Showing posts with label Chasing Rainbows. Show all posts
Showing posts with label Chasing Rainbows. Show all posts

Saturday, 30 June 2018

Living in the moment or for the moment?

This is the *extended article first published in The Press York on Tuesday, May 22nd 2018

http://www.yorkpress.co.uk/news/16234934.COLUMN__Live_in_the_moment__not_for_the_moment/ 

Those readers who use Facebook, will know that about once a week, they will post a memory reminder. It will be text or a photo from some years before. Always a surprise, the reminders can induce a variety of emotions. Quite often I have forgotten the event I was writing about or am shocked at the passing of time since making the posting.

This week, the memory reminder was from 2011. “I stepped out of the back door, still wearing pyjamas, fed the birds, looked at the flowers and trees and breathed in fresh air. Then realised I had spent over half my life in flats. I hope I never take my home and life for granted. Carpe Diem!”

Seven years have passed and I still count my blessings every day.  *Well, I try to. The best self-inflicted 'kick up the backside' is to remember some very dear friends who haven't been as fortunate as I have been, to make it this far in life. 

There have been many changes in circumstances during that time, happy, sad, concerning and exciting ones. Very little has been planned.

* In situations when we think nothing will change, we need to remind oneself that change is a constant and that much that has happened in the previous week, month, year was not planned. I've quoted John Lennon before, but it's worth repeating, "Life is what happens to you while you're busy making other plans."

The terms, ‘living for the moment’ and ‘living in the moment’ have different meanings and different outcomes. Finding happiness and contentment is more elusive in ‘living for the moment’. 

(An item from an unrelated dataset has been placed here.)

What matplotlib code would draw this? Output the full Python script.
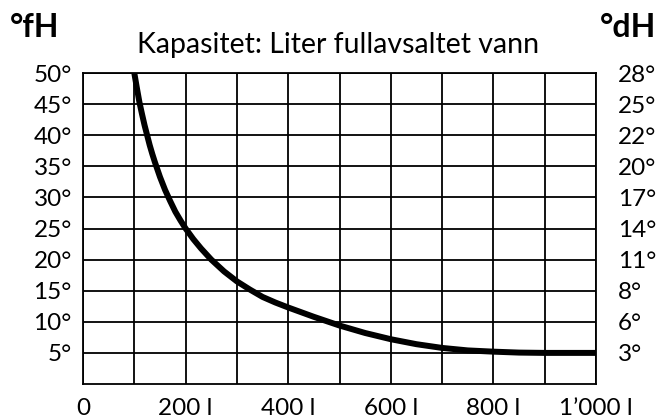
import matplotlib
matplotlib.use("Agg")
import matplotlib.pyplot as plt

# capacity curve
liters = [100, 105, 110, 115, 120, 125, 130, 135, 140, 150, 160, 170, 180, 190,
          200, 215, 230, 250, 275, 300, 325, 350, 375, 400, 450, 500, 550, 600,
          650, 700, 750, 800, 850, 900, 950, 1000]
hardness_fh = [50, 47.6, 45.3, 43.4, 41.6, 40, 38.4, 37, 35.7, 33.3, 31.2, 29.4,
               27.7, 26.3, 25, 23.3, 21.8, 20, 18.1, 16.5, 15.2, 14.0, 13.1,
               12.3, 10.8, 9.4, 8.2, 7.2, 6.4, 5.8, 5.4, 5.2, 5.05, 5.0, 5.0, 5.0]

x_ticks = [0, 200, 400, 600, 800, 1000]
x_labels = ["0", "200 l", "400 l", "600 l", "800 l", "1\u2019000 l"]
fh_ticks = [5, 10, 15, 20, 25, 30, 35, 40, 45, 50]
fh_labels = [f"{v}\u00b0" for v in fh_ticks]
dh_labels = ["3\u00b0", "6\u00b0", "8\u00b0", "11\u00b0", "14\u00b0",
             "17\u00b0", "20\u00b0", "22\u00b0", "25\u00b0", "28\u00b0"]

plt.rcParams['font.family'] = ['Lato', 'DejaVu Sans']

fig = plt.figure(figsize=(6.59, 4.17), dpi=100)
ax = fig.add_axes([83 / 659, 1 - 384 / 417, 513 / 659, 311 / 417])

ax.plot(liters, hardness_fh, color='black', lw=4.3, solid_capstyle='butt',
        solid_joinstyle='round', zorder=3)

ax.set_xlim(0, 1000)
ax.set_ylim(0, 50)
ax.set_xticks(x_ticks)
ax.set_xticklabels(x_labels)
ax.set_xticks(range(100, 1000, 200), minor=True)
ax.set_yticks(fh_ticks)
ax.set_yticklabels(fh_labels)
ax.grid(True, which='both', color='black', lw=1.3)
ax.tick_params(axis='both', which='both', length=0, labelsize=17.5)
ax.tick_params(axis='x', pad=10)
ax.tick_params(axis='y', pad=8)
for s in ax.spines.values():
    s.set_linewidth(1.3)

ax2 = ax.twinx()
ax2.set_ylim(0, 50)
ax2.set_yticks(fh_ticks)
ax2.set_yticklabels(dh_labels)
ax2.tick_params(axis='y', length=0, labelsize=17.5, pad=16)
for s in ax2.spines.values():
    s.set_visible(False)

fig.text(137 / 659, 1 - 53 / 417, "Kapasitet: Liter fullavsaltet vann",
         fontsize=20.5, ha='left', va='baseline')
fig.text(10 / 659, 1 - 37 / 417, "\u00b0fH", fontsize=23, fontweight='bold',
         ha='left', va='baseline')
fig.text(600 / 659, 1 - 37 / 417, "\u00b0dH", fontsize=23, fontweight='bold',
         ha='left', va='baseline')

fig.savefig("out.png", dpi=100)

Expectations can be unrealistic, outcomes disappointing and happiness missed in passing moments. Many of the clients I helped, were ‘living for the moment’. The moment when there would be resolution for a past event in their lives, often an event in childhood when they were left with a feeling of ‘not being good enough.’ That moment had either never happened or didn’t provide the resolution if it had done so. It couldn’t do. The people, places and context have changed.

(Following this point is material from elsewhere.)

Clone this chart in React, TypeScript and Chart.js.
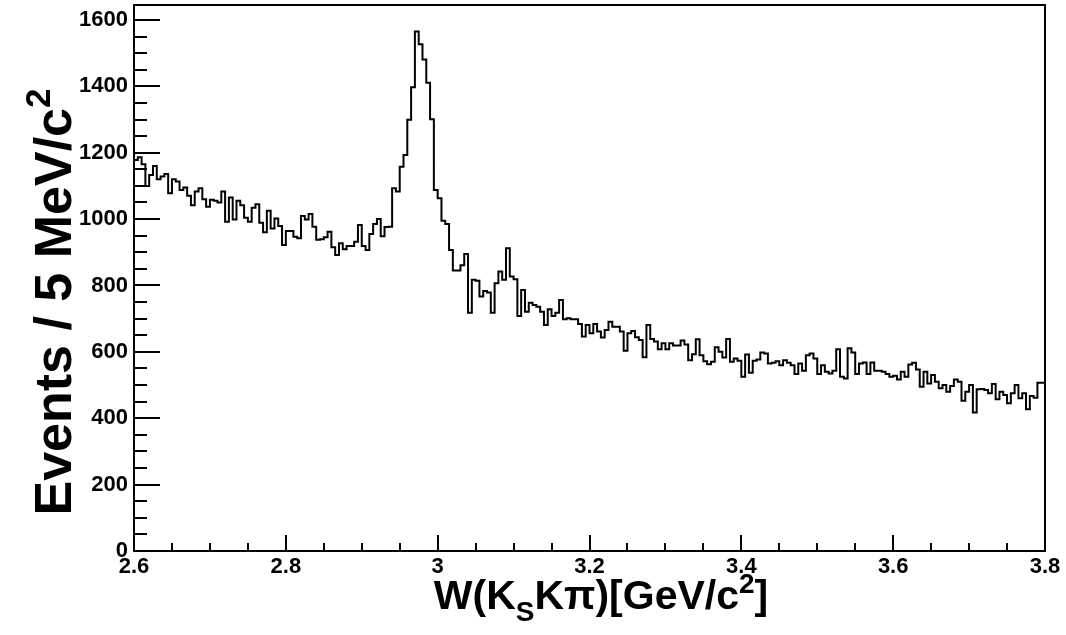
import React, { useEffect, useRef } from "react";
import { Chart, registerables } from "chart.js";

Chart.register(...registerables);

// Histogram definition: 240 bins of 5 MeV from 2.6 to 3.8 GeV
const xMin = 2.6;
const xMax = 3.8;
const binWidth = 0.005;

// Events per bin, split in pieces
const countsA = [
  1168, 1178, 1186, 1165, 1100, 1133, 1160, 1120, 1128, 1136,
  1078, 1120, 1113, 1088, 1095, 1070, 1042, 1083, 1093, 1060,
  1037, 1058, 1055, 1050, 1083, 992, 1065, 999, 1055, 1042,
  1004, 992, 1034, 1045, 989, 960, 1025, 972, 1002, 979,
  922, 964, 964, 947, 942, 1009, 999, 1015, 977, 938,
];
const countsB = [
  939, 945, 962, 915, 892, 927, 909, 919, 919, 932,
  982, 919, 907, 955, 985, 1000, 948, 976, 977, 1093,
  1083, 1158, 1193, 1299, 1397, 1565, 1527, 1481, 1411, 1301,
  1088, 1063, 995, 985, 907, 845, 845, 861, 895, 718,
  817, 814, 767, 783, 779, 718, 807, 842, 817, 912,
];
const countsC = [
  827, 819, 708, 786, 721, 748, 741, 736, 721, 681,
  728, 708, 718, 756, 698, 701, 698, 698, 684, 646,
  681, 656, 684, 661, 643, 666, 691, 676, 676, 661,
  603, 656, 663, 644, 636, 584, 681, 639, 631, 608,
  626, 608, 626, 619, 619, 634, 622, 575, 593, 638,
];
const countsD = [
  590, 572, 563, 570, 614, 600, 583, 639, 570, 580,
  573, 525, 592, 537, 573, 577, 598, 595, 565, 567,
  572, 560, 575, 567, 560, 533, 565, 543, 590, 595,
  580, 533, 560, 540, 535, 543, 608, 525, 520, 611,
  598, 533, 565, 568, 533, 568, 543, 543, 540, 533,
];
const countsE = [
  525, 528, 517, 540, 525, 562, 567, 547, 495, 540,
  505, 530, 510, 490, 500, 480, 497, 517, 510, 453,
  480, 500, 417, 487, 488, 485, 475, 503, 457, 480,
  470, 445, 475, 500, 460, 475, 427, 467, 462, 507,
];
const counts = [...countsA, ...countsB, ...countsC, ...countsD, ...countsE];

const xTickValues = [2.6, 2.8, 3.0, 3.2, 3.4, 3.6, 3.8];
const xTickLabels = ["2.6", "2.8", "3", "3.2", "3.4", "3.6", "3.8"];
const xMinorStep = 0.05;
const yMin = 0;
const yMax = 1645;
const yTickValues = [0, 200, 400, 600, 800, 1000, 1200, 1400, 1600];
const yTickLabels = ["0", "200", "400", "600", "800", "1000", "1200", "1400", "1600"];
const yMinorStep = 50;

const FONT = "'Liberation Sans', Arial, Helvetica, sans-serif";

const rootPlugin = {
  id: "rootFrame",
  afterDraw(chart: any) {
    const ctx = chart.ctx;
    const { left, right, top, bottom } = chart.chartArea;
    const xs = chart.scales.x;
    const ys = chart.scales.y;
    ctx.save();
    ctx.strokeStyle = "#000";
    ctx.lineWidth = 2;
    ctx.strokeRect(left, top, right - left, bottom - top);

    ctx.beginPath();
    for (let v = yMin; v <= yMax + 1e-6; v += yMinorStep) {
      const y = Math.round(ys.getPixelForValue(v));
      const major = Math.abs(v / 200 - Math.round(v / 200)) < 1e-6;
      const len = major ? 26 : 13;
      ctx.moveTo(left, y);
      ctx.lineTo(left + len, y);
    }
    const n = Math.round((xMax - xMin) / xMinorStep);
    for (let i = 0; i <= n; i++) {
      const v = xMin + i * xMinorStep;
      const x = Math.round(xs.getPixelForValue(v));
      const major = i % 4 === 0;
      const len = major ? 16 : 8;
      ctx.moveTo(x, bottom);
      ctx.lineTo(x, bottom - len);
    }
    ctx.stroke();

    // X title: W(K_S Kπ)[GeV/c^2]
    ctx.fillStyle = "#000";
    const big = `bold 41px ${FONT}`;
    const small = `bold 28px ${FONT}`;
    const parts = [
      { t: "W(K", f: big, dy: 0 },
      { t: "S", f: small, dy: 12 },
      { t: "K\u03c0)[GeV/c", f: big, dy: 0 },
      { t: "2", f: small, dy: -16 },
      { t: "]", f: big, dy: 0 },
    ];
    let total = 0;
    for (const p of parts) {
      ctx.font = p.f;
      total += ctx.measureText(p.t).width;
    }
    let x0 = 601 - total / 2;
    const base = 609;
    ctx.textBaseline = "alphabetic";
    ctx.textAlign = "left";
    for (const p of parts) {
      ctx.font = p.f;
      ctx.fillText(p.t, x0, base + p.dy);
      x0 += ctx.measureText(p.t).width;
    }

    // Y title: Events / 5 MeV/c^2 (rotated)
    const ybig = `bold 52px ${FONT}`;
    const ysmall = `bold 35px ${FONT}`;
    ctx.translate(71, 302);
    ctx.rotate(-Math.PI / 2);
    const yparts = [
      { t: "Events / 5 MeV/c", f: ybig, dy: 0 },
      { t: "2", f: ysmall, dy: -21 },
    ];
    let ytot = 0;
    for (const p of yparts) {
      ctx.font = p.f;
      ytot += ctx.measureText(p.t).width;
    }
    let yx = -ytot / 2;
    for (const p of yparts) {
      ctx.font = p.f;
      ctx.fillText(p.t, yx, p.dy);
      yx += ctx.measureText(p.t).width;
    }
    ctx.restore();
  },
};

export default function App() {
  const canvasRef = useRef<HTMLCanvasElement | null>(null);

  useEffect(() => {
    const canvas = canvasRef.current;
    if (!canvas) return;
    const points = counts.map((c, i) => ({ x: xMin + i * binWidth, y: c }));
    points.push({ x: xMax, y: counts[counts.length - 1] });

    const chart = new Chart(canvas, {
      type: "line",
      data: {
        datasets: [
          {
            data: points,
            stepped: "after",
            borderColor: "#000",
            borderWidth: 2,
            pointRadius: 0,
            fill: false,
          } as any,
        ],
      },
      options: {
        animation: false,
        responsive: false,
        devicePixelRatio: 1,
        layout: { padding: { top: 5, right: 21, left: 0, bottom: 0 } },
        plugins: { legend: { display: false }, tooltip: { enabled: false } },
        scales: {
          x: {
            type: "linear",
            min: xMin,
            max: xMax,
            grid: { display: false, drawTicks: false },
            border: { display: false },
            ticks: {
              color: "#000",
              font: { family: FONT, weight: "bold", size: 22 },
              padding: 3,
              maxRotation: 0,
              autoSkip: false,
              callback: (_v: any, i: number) => xTickLabels[i],
            },
            afterBuildTicks: (s: any) => {
              s.ticks = xTickValues.map((v) => ({ value: v }));
            },
            afterFit: (s: any) => {
              s.height = 84;
              s.paddingLeft = 0;
              s.paddingRight = 0;
            },
          },
          y: {
            type: "linear",
            min: yMin,
            max: yMax,
            grid: { display: false, drawTicks: false },
            border: { display: false },
            ticks: {
              color: "#000",
              font: { family: FONT, weight: "bold", size: 22 },
              padding: 6,
              autoSkip: false,
              callback: (_v: any, i: number) => yTickLabels[i],
            },
            afterBuildTicks: (s: any) => {
              s.ticks = yTickValues.map((v) => ({ value: v }));
            },
            afterFit: (s: any) => {
              s.width = 134;
              s.paddingTop = 0;
              s.paddingBottom = 0;
            },
          },
        },
      } as any,
      plugins: [rootPlugin],
    });
    return () => chart.destroy();
  }, []);

  return (
    <div style={{ position: "absolute", left: 0, top: 0, width: 1066, height: 635, background: "#fff" }}>
      <canvas ref={canvasRef} width={1066} height={635} style={{ display: "block" }} />
    </div>
  );
}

* If resolution is about revenge, the result is not always was was wanted or expected. Short-term gain can lead to long-term pain.

A man was explaining his frustration at continually failing to find resolution to a feeling from childhood. I said, “Well, you won’t, because it’s a hopeless task, like chasing rainbows. The pot of gold is only an illusion and you are becoming deluded chasing it.” “You’re right,’ he said.  "It feels like I’m running backwards and forwards to a well, trying to fill a bucket with water, that can’t ever be filled.” This is why my book is called, “Are you Chasing Rainbows?’, rather than ‘Are you Filling Buckets.’

That morning in 2011 I was ‘living in the moment’ and without trying, was also experiencing Mindfulness. Those moments haven’t stopped and are precious. They cost nothing. Simple pleasures.

©AlisonRRussell2018

Thursday, 12 May 2016

Imagine a rainbow - Mental Heath Awareness Week 2016


I wrote this for an advertisement in 2006. It seemed to sum up the majority of problems that my clients presented. I later used it as the preface for the book.

Imagine a rainbow. 
It could be a memory of a real experience, or a figment of the imagination. 
We become lost in wonder at the rainbow’s form and the spectrum of rich colours in a changing sky. 
We are momentarily entranced and we marvel at the rainbow’s natural beauty and its transient nature.
Our eyes wander to where the end of it disappears... 
The image fades. It was a moment of innocent wonder and curiosity. 
For a few precious seconds the intrusion of our everyday activities was excluded. 
No harm was done. 
In fact, we may even feel uplifted.

Now, let us imagine another rainbow. 
Again, we become entranced by it, but this time we concentrate on where the rainbow ends. 
We remember the stories and myths we heard as children. Is there really a pot of gold at the end of the rainbow? 
A pot of gold that would provide a resolution to all our problems? We want it, and we want it now!
Leaving common sense and reason behind, we chase the end of the rainbow, again and again. 
We keep trying, but the end is just out of reach and always unobtainable. 
We feel disappointed, frustrated and weary. Will we ever reach it? No. 
The pot of gold of resolution is the delusion in the illusion, but we continue to reach for and chase the end of the rainbow. 
The more we try, the more we can become deluded. 
We can become emotionally and physically unwell.